Sag Harbor Cottage Artfully Brought to Life with Renovation by Gramercy Design
The powerhouse firm managed to preserve the integrity of the house while making it a beautiful place to live comfortably
Kyle O’Donnell vividly recalls the first meeting he took in the Sag Harbor, Long Island kitchen of clients who had recently purchased a quintessential village home there. “A candle flickered in the late afternoon light and music filled the house,” says the principal and founder of New York City-based Gramercy Design. Early in the conversation, the husband showed O’Donnell a light fixture by artist Rogan Gregory that he thought might work over the dining table. O’Donnell knew then and there that these were people he very much wanted to work with. “I left that meeting so sure that we could create something special. This is a couple who is very engaged in the process, which made it easy to determine what they care about and how they like to live,” he says.
“Art” and “with art” might have been the ultimate answers to those what and how questions had the couple not welcomed two children into the family during the project. But in the charming cottage, the pair made room—emotionally and literally— for nurturing both tiny humans and their burgeoning passion for art. The house, or houses— it is two homes cobbled together, one built in the 18th century, the other in the 19th—were connected to each other in the early 1900s by way of a snaking corridor that, with a bit of straightening, is now a gallery for a rotating selection of the couple’s ever expanding collection.
Indeed, on every site visit over the course of the renovation, there seemed to be new works in the mix. “Clients will often surprise us with additions that do not always gel with the space. But this couple consistently chose pieces that are perfectly suited to the house,” says O’Donnell. Nothing thrilled him more than opening a text message from the husband with an image of Pierre Yovanovitch’s glazed stoneware floor lamp, accompanied by a single sentence: “Where can we make this work?”

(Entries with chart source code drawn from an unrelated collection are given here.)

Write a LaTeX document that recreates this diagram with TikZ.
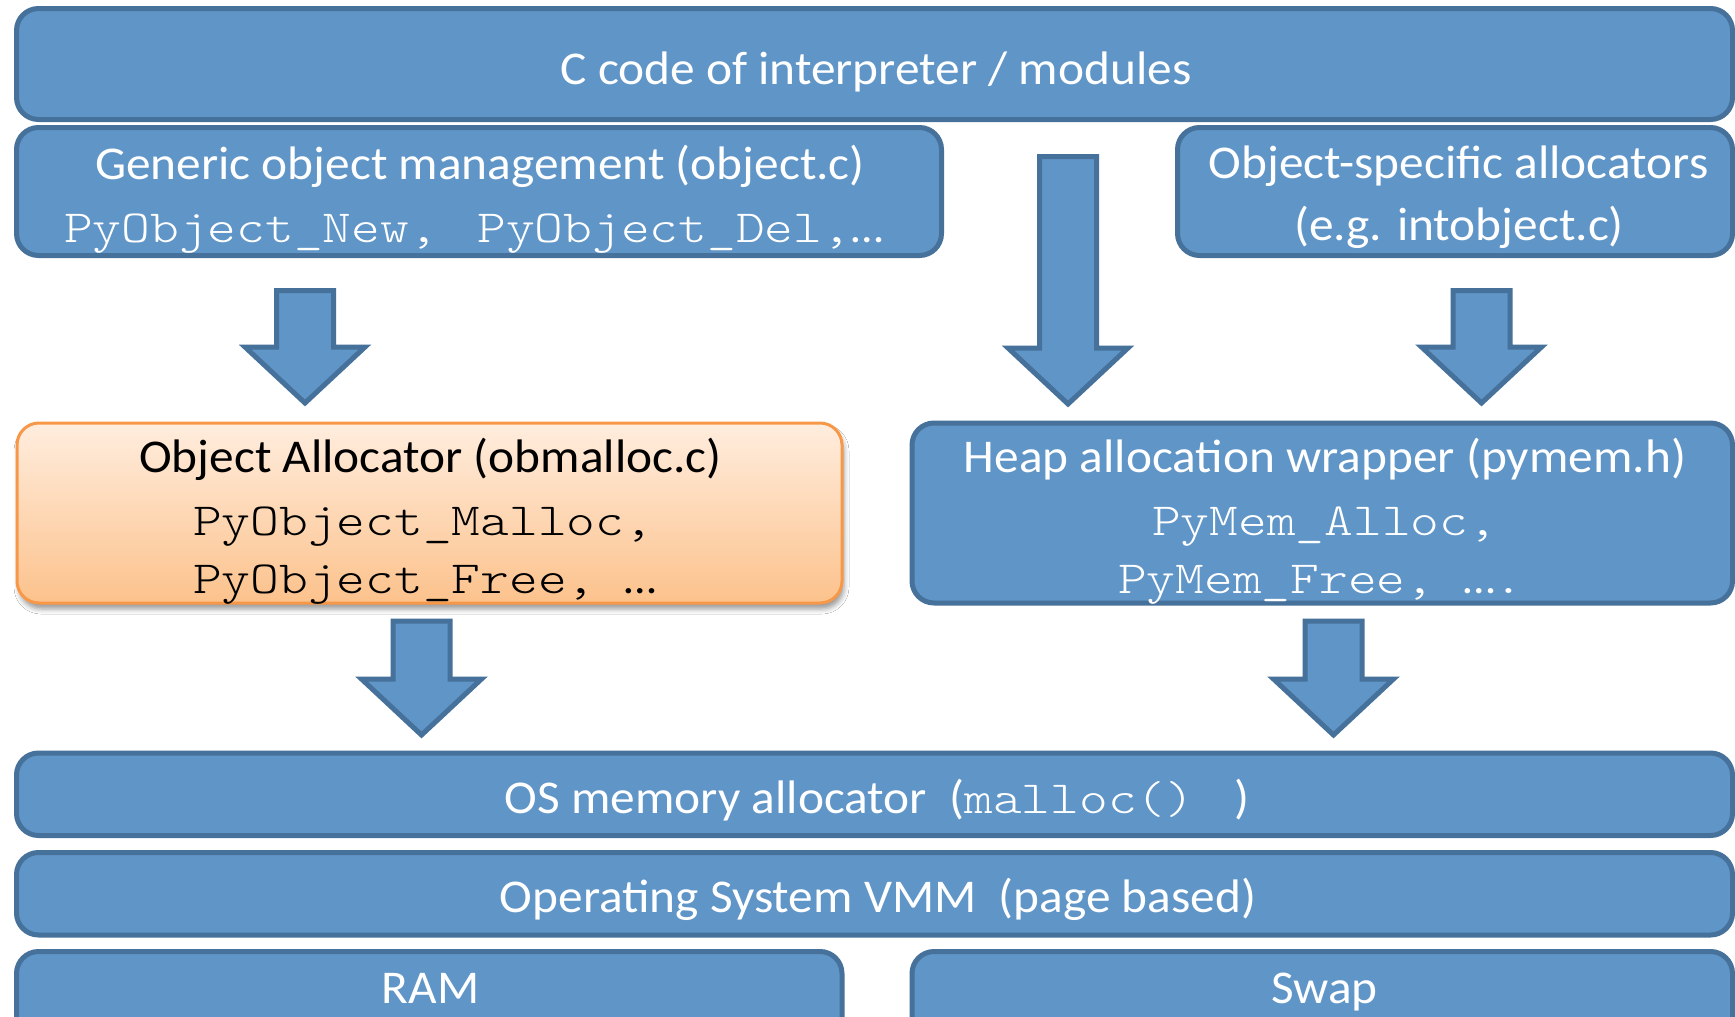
\documentclass[tikz,border=0pt]{standalone}
\usepackage{fontspec}
\setmainfont{Carlito}[FakeStretch=1.05]
\newfontfamily\codefont{lmmonolt10-regular.otf}[FakeStretch=1.19]
\usetikzlibrary{shadows.blur}

\definecolor{boxfill}{RGB}{96,149,199}
\definecolor{boxline}{RGB}{70,113,155}
\definecolor{orangeline}{RGB}{247,152,72}
\definecolor{orangetop}{RGB}{255,237,222}
\definecolor{orangebottom}{RGB}{252,194,140}

\newcommand{\sansdots}{{\rmfamily\fontsize{44}{53}\selectfont …}}

\tikzset{
  bluebox/.style={draw=boxline, fill=boxfill, line width=5pt,
    rounded corners=22pt, inner sep=0pt, outer sep=0pt},
  orangebox/.style={draw=orangeline, line width=3pt, rounded corners=22pt,
    inner sep=0pt, outer sep=0pt, top color=orangetop, bottom color=orangebottom,
    blur shadow={shadow xshift=2pt, shadow yshift=-6pt,
      shadow blur radius=5pt, shadow opacity=40}},
  labeltext/.style={text=white, font=\fontsize{47}{56}\selectfont,
    inner sep=0pt, anchor=base},
  codetext/.style={text=white, font=\codefont\fontsize{46}{55}\selectfont,
    inner sep=0pt, anchor=base},
  arrowshape/.style={draw=boxline, fill=boxfill, line width=5pt},
  pics/downarrow/.style={code={
    \draw[arrowshape] (-28.5,0) -- (28.5,0) -- (28.5,#1-56) -- (60,#1-56)
      -- (0,#1) -- (-60,#1-56) -- (-28.5,#1-56) -- cycle;}}
}

\begin{document}
\begin{tikzpicture}[x=1pt,y=-1pt]
\useasboundingbox (0,0) rectangle (1735,1017);
\clip (0,0) rectangle (1735,1017);
\fill[white] (0,0) rectangle (1735,1017);

% layer boxes
\node[bluebox, minimum width=1716, minimum height=111] (ccode) at (874.5,64) {};
\node[bluebox, minimum width=925, minimum height=128] (generic) at (479,191.5) {};
\node[bluebox, minimum width=555, minimum height=128] (objspec) at (1455,191.5) {};
\node[orangebox, minimum width=825, minimum height=180] (obmalloc) at (429.5,513) {};
\node[bluebox, minimum width=820.5, minimum height=180] (pymem) at (1322.25,513) {};
\node[bluebox, minimum width=1716, minimum height=82.5] (osmalloc) at (874.5,794.25) {};
\node[bluebox, minimum width=1716, minimum height=82.5] (vmm) at (874.5,893.75) {};
\node[bluebox, minimum width=825.5, minimum height=90] (ram) at (429.25,996.5) {};
\node[bluebox, minimum width=820.5, minimum height=90] (swap) at (1322.25,996.5) {};

% texts
\node[labeltext] (ccodetxt) at (876,84) {C code of interpreter / modules};
\node[labeltext] (generictxt) at (480,179) {Generic object management (object.c)};
\node[codetext, anchor=base west] (genericcode) at (64,242)
  {PyObject\_New,\ {\rmfamily\ }PyObject\_Del,\sansdots};
\node[labeltext] (objspectxt) at (1458.5,178) {Object-specific allocators};
\node[labeltext] (objspecex) at (1459,240) {(e.g. intobject.c)};

\node[labeltext, text=black] (obmtxt) at (430.5,472) {Object Allocator (obmalloc.c)};
\node[codetext, text=black, anchor=base west] (obmcodea) at (193,535) {PyObject\_Malloc,};
\node[codetext, text=black, anchor=base west] (obmcodeb) at (193,593) {PyObject\_Free,\ \sansdots};

\node[labeltext] (pymemtxt) at (1325,472) {Heap allocation wrapper (pymem.h)};
\node[codetext, anchor=base west] (pymemcodea) at (1152,535) {PyMem\_Alloc,};
\node[codetext, anchor=base west] (pymemcodeb) at (1118,593) {PyMem\_Free,\ \sansdots.};

\node[labeltext] (osmtxt) at (877,813)
  {OS memory allocator\ \ ({\codefont\fontsize{46}{55}\selectfont malloc()\ }\ )};
\node[labeltext] (vmmtxt) at (878,912) {Operating System VMM\ \ (page based)};
\node[labeltext] (ramtxt) at (430.5,1003) {RAM};
\node[labeltext] (swaptxt) at (1324.5,1003) {Swap};

% block arrows between the layers
\coordinate (genout) at (305,290.5);
\coordinate (ccodeout) at (1068,156.5);
\coordinate (objspecout) at (1481.5,290.5);
\coordinate (obmout) at (421.5,621);
\coordinate (pymemout) at (1333.5,621);
\pic at (genout) {downarrow=112.5};
\pic at (ccodeout) {downarrow=247.5};
\pic at (objspecout) {downarrow=112.5};
\pic at (obmout) {downarrow=114};
\pic at (pymemout) {downarrow=114};
\end{tikzpicture}
\end{document}
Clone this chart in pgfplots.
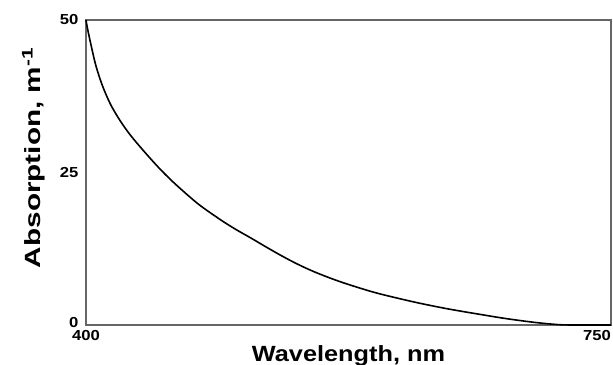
\documentclass[border=0pt]{standalone}
\usepackage{fontspec}
\setmainfont{Liberation Sans}
\usepackage{pgfplots}
\pgfplotsset{compat=1.18}
\newcommand{\tl}[1]{\scalebox{1.15}[1]{#1}}
\begin{document}
\begin{tikzpicture}
\begin{axis}[
  name=ax,
  scale only axis,
  width=525pt, height=305pt,
  xmin=400, xmax=750, ymin=0, ymax=50,
  xtick={400,750},
  xticklabels={\tl{400},\makebox[0pt][r]{\tl{750}}},
  ytick={0,25,50},
  yticklabels={\raisebox{6pt}{\tl{0}},\raisebox{-6pt}{\tl{25}},\raisebox{-5pt}{\tl{50}}},
  major tick length=0pt,
  axis line style={draw=black!60, line width=1.3pt},
  tick label style={font=\fontsize{14.5}{16}\selectfont\bfseries},
  yticklabel style={xshift=-4pt},
  xticklabel style={yshift=-2pt},
  xlabel={\scalebox{1.15}[1]{Wavelength, nm}},
  ylabel={\scalebox{1.35}[1]{Absorption, m\textsuperscript{-1}}},
  label style={font=\fontsize{22}{24}\selectfont\bfseries},
  xlabel style={at={(axis description cs:0.5,0)}, anchor=north, yshift=-17pt},
  ylabel style={at={(axis description cs:-0.072,0.548)}, anchor=south},
  clip=false,
]
\addplot[black, line width=1.6pt, smooth, tension=0.5] coordinates {
(400,50) (401,48.6) (403,46.3) (406.5,42.6) (411,39.2) (416.5,36.1)
(423,33.4) (430,31.0) (440,28.1) (450,25.4) (460,23.0) (475,19.8)
(490,17.2) (500,15.65) (510,14.25) (520,12.8) (530,11.4) (540,10.1)
(550,8.95) (560,7.95) (570,7.05) (580,6.25) (590,5.5) (600,4.85)
(620,3.7) (640,2.7) (660,1.85) (680,1.05) (700,0.4) (715,0.06) (725,0) (750,0)
};
\end{axis}
\pgfresetboundingbox
\path ([shift={(-86pt,-40pt)}]ax.south west) rectangle ([shift={(2pt,20pt)}]ax.north east);
\end{tikzpicture}
\end{document}
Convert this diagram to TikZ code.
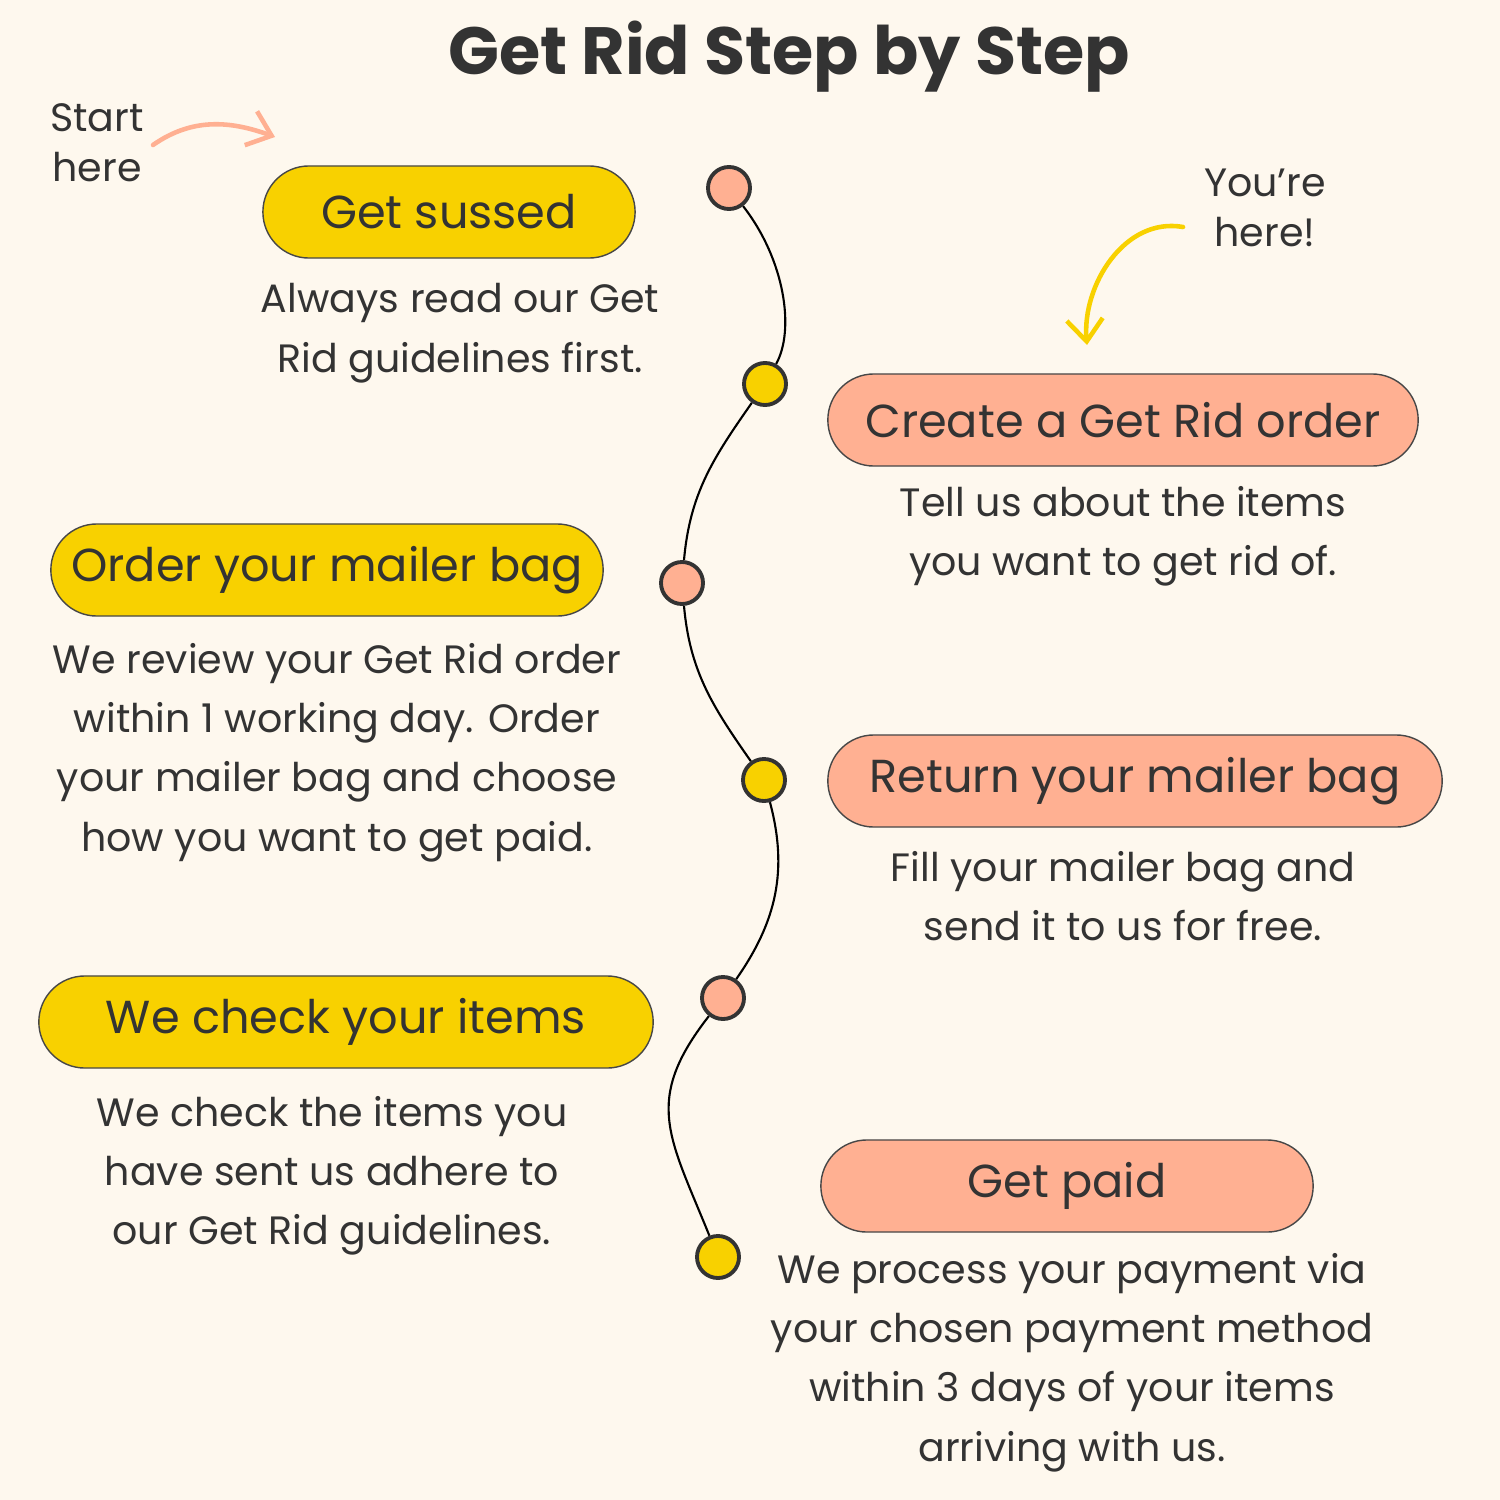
\documentclass[tikz,border=0pt]{standalone}
\usepackage{fontspec}
\setmainfont{Poppins}
\usetikzlibrary{arrows.meta, shapes.misc}
\definecolor{bgcream}{HTML}{FEF8EE}
\definecolor{sunyellow}{HTML}{F8D100}
\definecolor{peach}{HTML}{FFB092}
\definecolor{inkgray}{HTML}{333333}

\begin{document}
\begin{tikzpicture}[x=0.01cm, y=-0.01cm, text=inkgray,
    pill/.style={draw=inkgray!90, line width=0.4pt, rounded rectangle, minimum height=0.92cm, inner sep=0pt, font=\fontsize{13.15}{16}\selectfont},
    desc/.style={align=center, inner sep=0pt, font=\fontsize{11.25}{16.8}\selectfont},
    note/.style={align=center, inner sep=0pt, font=\fontsize{11.25}{14.2}\selectfont},
    dot/.style={circle, draw=inkgray, line width=1.1pt, minimum size=0.42cm, inner sep=0pt},
    hand/.style={line width=1.3pt, line cap=round, -{Straight Barb[length=2.2mm, width=3.6mm, line width=1.3pt]}}]
    \fill[bgcream] (0,0) rectangle (1500,1500);
    \useasboundingbox (0,0) rectangle (1500,1500);

    % Title
    \node[font=\fontsize{19}{22}\selectfont\bfseries] (title) at (789,57) {Get Rid Step by Step};

    % Pills
    \node[pill, fill=sunyellow, minimum width=3.72cm] (sussed) at (449,212) {Get sussed};
    \node[pill, fill=peach, minimum width=5.90cm] (create) at (1123,420) {Create a Get Rid order};
    \node[pill, fill=sunyellow, minimum width=5.52cm] (orderbag) at (327,570) {Order your mailer bag};
    \node[pill, fill=peach, minimum width=6.14cm] (returnbag) at (1135,781) {Return your mailer bag};
    \node[pill, fill=sunyellow, minimum width=6.14cm] (check) at (346,1022) {We check your items};
    \node[pill, fill=peach, minimum width=4.92cm] (paid) at (1067,1186) {Get paid};

    % Descriptions
    \node[desc, anchor=north] (sussedtxt) at (460,283) {Always read our Get\\Rid guidelines first.};
    \node[desc, anchor=north] (createtxt) at (1123,486) {Tell us about the items\\you want to get rid of.};
    \node[desc, anchor=north] (ordertxt) at (337,643) {We review your Get Rid order\\within 1 working day. Order\\your mailer bag and choose\\how you want to get paid.};
    \node[desc, anchor=north] (returntxt) at (1123,851) {Fill your mailer bag and\\send it to us for free.};
    \node[desc, anchor=north] (checktxt) at (332,1096) {We check the items you\\have sent us adhere to\\our Get Rid guidelines.};
    \node[desc, anchor=north] (paidtxt) at (1072,1253) {We process your payment via\\your chosen payment method\\within 3 days of your items\\arriving with us.};

    % Notes
    \node[note] (start) at (97,143) {Start\\here};
    \node[note] (youre) at (1265,208) {You’re\\here!};
    \coordinate (starttip) at (275,137);
    \coordinate (youretip) at (1087,345);

    % Dots
    \node[dot, fill=peach] (d1) at (729,188) {};
    \node[dot, fill=sunyellow] (d2) at (765,384) {};
    \node[dot, fill=peach] (d3) at (682,583) {};
    \node[dot, fill=sunyellow] (d4) at (764,780) {};
    \node[dot, fill=peach] (d5) at (723,998) {};
    \node[dot, fill=sunyellow] (d6) at (718,1257) {};

    % Edges
    \draw[line width=0.6pt] (d1) .. controls (785,260) and (795,330) .. (d2);
    \draw[line width=0.6pt] (d2) to[out=-125, in=85] (d3);
    \draw[line width=0.6pt] (d3) to[out=-85, in=125] (d4);
    \draw[line width=0.6pt] (d4) to[out=-75, in=55] (d5);
    \draw[line width=0.6pt] (d5) to[out=-128, in=112, looseness=1.25] (d6);
    \draw[hand, peach] (153,145) to[out=35, in=160] (starttip);
    \draw[hand, sunyellow] (1183,227) to[out=170, in=95] (youretip);
\end{tikzpicture}
\end{document}
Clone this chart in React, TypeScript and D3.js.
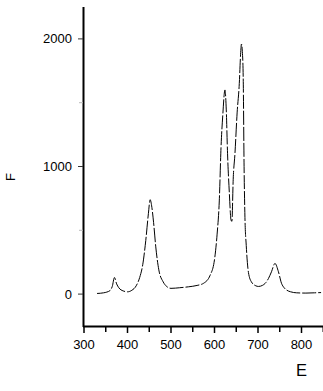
import React from "react";
import * as d3 from "d3";

const wavelengths = [330,345,360,365,370,375,380,390,400,410,420,428,435,442,448,452,456,460,465,472,482,490,500,520,540,560,575,590,600,606,611,615,619,624,627,630,634,638,640,643,647,652,657,660,662,664,666,668,670,673,678,685,695,701,710,718,724,731,739,747,754,760,766,775,789,810,830,845];
const intensities = [5,10,28,60,130,80,50,25,18,30,65,130,230,420,630,740,680,560,370,190,96,60,45,50,57,68,85,148,270,470,730,1150,1400,1600,1450,1100,800,580,570,900,1100,1420,1650,1880,1960,1900,1700,1000,600,380,170,95,65,60,68,90,122,175,240,175,85,50,31,18,10,8,10,12];
const xMajorTicks = [300,400,500,600,700,800];
const xMinorTicks = [350,450,550,650,750,850];
const yMajorTicks = [0,1000,2000];
const yMinorTicks = [500,1500];
const xTitle = "E";
const yTitle = "F";

export default function App() {
  const W = 323, H = 391;
  const x = d3.scaleLinear().domain([300, 850]).range([84, 323.25]);
  const y = d3.scaleLinear().domain([-250, 2250]).range([326, 7]);
  const pts: [number, number][] = wavelengths.map((w, i) => [w, intensities[i]]);
  const line = d3.line<[number, number]>().x(d => x(d[0])).y(d => y(d[1])).curve(d3.curveMonotoneX);
  const font = "'Liberation Sans', Arial, sans-serif";
  return (
    <svg width={W} height={H} style={{ position: "absolute", left: 0, top: 0, background: "#fff" }}>
      <rect x={0} y={0} width={W} height={H} fill="#fff" />
      <path d={line(pts) || ""} fill="none" stroke="#000" strokeWidth={1} strokeDasharray="14,2" />
      {/* y axis */}
      <line x1={83.5} x2={83.5} y1={y(2250)} y2={327} stroke="#000" strokeWidth={2} />
      {yMajorTicks.map(t => (
        <g key={"ym" + t}>
          <line x1={78} x2={83} y1={y(t)} y2={y(t)} stroke="#333" strokeWidth={1} />
          <text x={72} y={y(t)} dy="0.35em" textAnchor="end" fontFamily={font} fontSize={13} fill="#000">{t}</text>
        </g>
      ))}
      {yMinorTicks.map(t => (
        <line key={"yn" + t} x1={79} x2={83} y1={y(t)} y2={y(t)} stroke="#bbb" strokeWidth={1} />
      ))}
      {/* x axis */}
      <line x1={83} x2={323} y1={326.5} y2={326.5} stroke="#000" strokeWidth={2} />
      {xMajorTicks.map(t => (
        <g key={"xm" + t}>
          <line x1={x(t)} x2={x(t)} y1={327} y2={333} stroke="#000" strokeWidth={1.5} />
          <text x={x(t)} y={348.5} textAnchor="middle" fontFamily={font} fontSize={13} fill="#000">{t}</text>
        </g>
      ))}
      {xMinorTicks.map(t => (
        <line key={"xn" + t} x1={x(t)} x2={x(t)} y1={327} y2={332} stroke="#000" strokeWidth={1.5} />
      ))}
      <text x={301.5} y={376} textAnchor="middle" fontFamily={font} fontSize={16.5} fill="#000">{xTitle}</text>
      <text transform="translate(15,177) rotate(-90)" textAnchor="middle" fontFamily={font} fontSize={13} fill="#000">{yTitle}</text>
    </svg>
  );
}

It all seems to work in the aptly named Two Houses, not least because O’Donnell correctly preserved the integrity of the house while making it a beautiful place to live comfortably. “My approach was to treat the house itself like a piece of art,” he says. Much of it survived several questionable renovations, including the fireplaces, exposed beams, original windows and most of the flooring. O’Donnell borrowed a few feet from the attic to raise the 5 foot 10 inch ceilings on the second floor to 8 feet, each wood timber catalogued and reused. Replicas of the wide plank floors fill areas where they were previously removed and the 1990s kitchen renovation was entirely rebuilt. It’s all bathed in clouds of soft white, a backdrop so easy on the eyes that it puts all attention on the art and furnishings. Translucent window treatments wash the rooms in cinematic sepia tones by day, and overhead fixtures, sconces and lamps (the designer refused to puncture the ceilings with recessed lighting) set the rooms aglow at night. For O’Donnell, it was simply a matter of keeping the art alive.